In any kind of user-facing support role, not trusting the user's account of what happened is rule #1.


We do care, and it's certainly something we have been actively working on.

Did you read the time line? Even if his issue is directly being worked on, which is doubtful if you look at how many layers of clueless tech support this apparently goes, this is terrible customer support. If you promise to reply in 48 hours, reply in 48 hours. Give the customer compensation for the months the product did not work properly and maybe a gift voucher for all the effort they put into helping to solve this bug.


I never used drive, despite my employer subscribing to the whole Google drive thing just for hangouts (which only recently allows more than 11ppl)

but a friend maintains a studio and they use your biggest competitor. they sync over a million instrument sampler files per composer. granted that the initial upload and new drive takes almost a week working exclusively on the first sync, but after that it works.


I don't profess to being an expert on this issue - but it's a bit more complex than simply "We don't work at X files". There's a bunch of factors, including the user's own environment, and lengths of certain fields that can affect what the exact limit is. Memory is a moving target.

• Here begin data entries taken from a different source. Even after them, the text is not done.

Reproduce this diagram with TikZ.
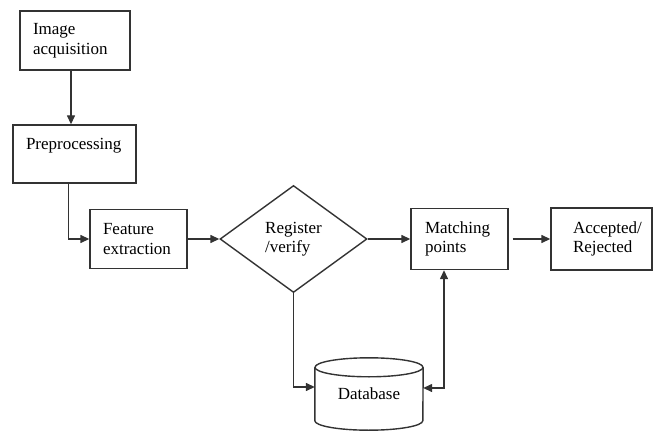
\documentclass[tikz,border=0pt]{standalone}
\usepackage{fontspec}
\setmainfont{Liberation Serif}
\usetikzlibrary{arrows.meta,shapes.geometric,positioning}

\begin{document}
\begin{tikzpicture}[x=1pt,y=-1pt]

	\tikzset{%
		block/.style  = {draw=black!80, line width=1.4pt, rectangle, align=left,
			inner ysep=2pt, font=\fontsize{17}{19.5}\selectfont}, % Kasten
		decide/.style = {draw=black!80, line width=1.4pt, diamond, align=left,
			inner sep=0pt, font=\fontsize{17}{19.5}\selectfont}, % Entscheidung
		line/.style   = {draw=black!80, line width=1.4pt},
		arr/.style    = {-{Triangle[length=9pt,width=8pt]}},
		arrs/.style   = {{Triangle[length=9pt,width=8pt]}-{Triangle[length=9pt,width=8pt]}}
	}
	\useasboundingbox (0,0) rectangle (653,433);

	\node[block, text width=84pt, inner xsep=13pt, minimum height=59pt] (acq) at (75,40.5) {Image\\acquisition};
	\node[block, text width=97pt, inner xsep=13pt, minimum height=58pt] (pre) at (74.5,154) {Preprocessing\\\mbox{}};
	\node[block, text width=71pt, inner xsep=13pt, minimum height=59pt] (feat) at (138.5,239) {Feature\\extraction};
	\node[decide, minimum width=147pt, minimum height=107pt] (reg) at (293.5,239) {Register\\/verify};
	\node[block, text width=69pt, inner xsep=14pt, minimum height=61pt] (match) at (459.5,239) {Matching\\points};
	\node[block, text width=57pt, inner xsep=22pt, minimum height=62pt] (acc) at (601.5,239) {Accepted/\\Rejected};
	\node[minimum width=108pt, minimum height=53pt, inner sep=0pt,
		font=\fontsize{17}{19.5}\selectfont] (db) at (369,394) {Database};

	% Datenbank (Zylinder)
	\draw[line] (db.north west) -- (db.south west)
		arc[start angle=180, end angle=360, x radius=54pt, y radius=9.5pt] -- (db.north east);
	\draw[line] (db.north) ellipse [x radius=54pt, y radius=9.5pt];

	% Pfeile
	\draw[line, arr] ([xshift=-4pt]acq.south) -- ([xshift=-4pt]acq.south |- pre.north);
	\draw[line, arr] ([xshift=-6pt]pre.south) |- (feat.west);
	\draw[line, arr] (feat) -- (reg);
	\draw[line, arr] (reg) -- (match);
	\draw[line, arr, shorten <=4pt] (match) -- (acc);
	\draw[line, arr] (reg.south) |- ([yshift=7pt]db.west);
	\draw[line, arrs] ([xshift=-15.5pt]match.south) |- ([yshift=6pt]db.east);

\end{tikzpicture}
\end{document}
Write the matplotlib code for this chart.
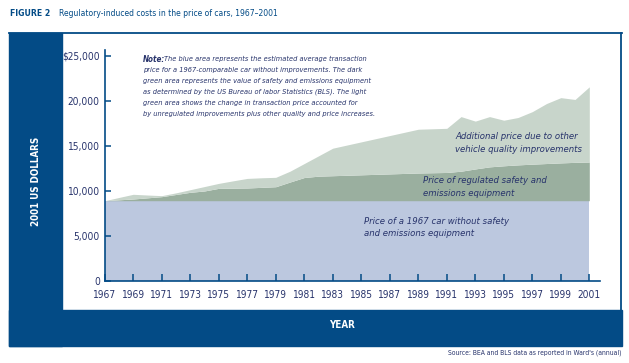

Other clients exhibit similar behaviour - e.g. Dropbox states a limit of 300,000 (https://www.dropbox.com/help/space/file-storage-limit), and from my own informal testing, I know Box.net also exhibits odd behaviour as well.

(Disclaimer: I work for Google, but the above comments are purely my own).


Why don't they give up? I can't imagine that's going to help their case getting refunded?

I'd be amazed if paying customers weren't given 'slightly' better service, and that'd just make things more difficult dropping back to the lower tier?


How much time are you willing to spend emailing a broken customer support organization to run after a refund?